Uno dei più stimati analisti politici della Somalia, Kenneth Menkhaus, ha indagato a fondo sul sistema economico parallelo adottato da al-Shabaab, partendo dal fatto che l’intero apparato economico somalo è caratterizzato da “regole consolidate che fanno perno sull’uso della violenza politica” condiviso da al-Shabaab, politici, uomini d’affari e capi clan che si alleano e si contendono il potere e l’appropriazione delle risorse.
Una rete tentacolare che raggruppa un insieme di mafie e cartelli concorrenti, che ricorrono all’uso della violenza politica quando lo ritengono opportuno. Un sistema caratterizzato da livelli di collusione molto elevati, nel quale al-Shabaab ha saputo penetrare efficacemente per creare insicurezza e quindi fornire i presupposti al governo per elevare il livello di protezione.
In altre parole, come una mafia, al-Shabaab seminerebbe violenza per poi pretendere ingenti somme di denaro in cambio della protezione contro la sua stessa violenza.

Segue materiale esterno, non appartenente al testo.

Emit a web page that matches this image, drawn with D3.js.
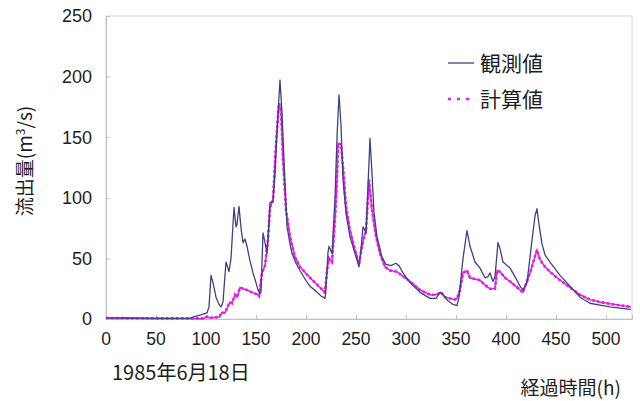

Senza dimenticare che i politici somali traggono vantaggio dall’usare la minaccia di al-Shabaab per inasprire le misure di sicurezza e siglare accordi con i finanziatori stranieri, che forniscono supporto militare.
Del resto, l’ultimo indice di percezione della corruzione pubblicato da Trasparency International, relega la Somalia all’ultimo posto della speciale graduatoria insieme al Sud Sudan, per la spiccata propensione dei suoi politici e uomini d’affari di appropriarsi indebitamente degli aiuti esteri.
Mentre in Somalia c’è chi può trarre beneficio dalla contiguità con al-Shabaab, la categoria più danneggiata risulterebbe quella degli agricoltori che vivono nel sud della Somalia, roccaforte del gruppo estremista militante, che sono continuamente soggetti a estorsioni e rapimenti.
Del resto, come comprovato da un dettagliato studio della Fondazione per la difesa delle democrazie (Fdd), con base a Washington, i sovvenzionamenti al gruppo provengono principalmente da un ampio sistema di tassazione che garantisce entrate cospicue al movimento estremista, drenando risorse al governo federale.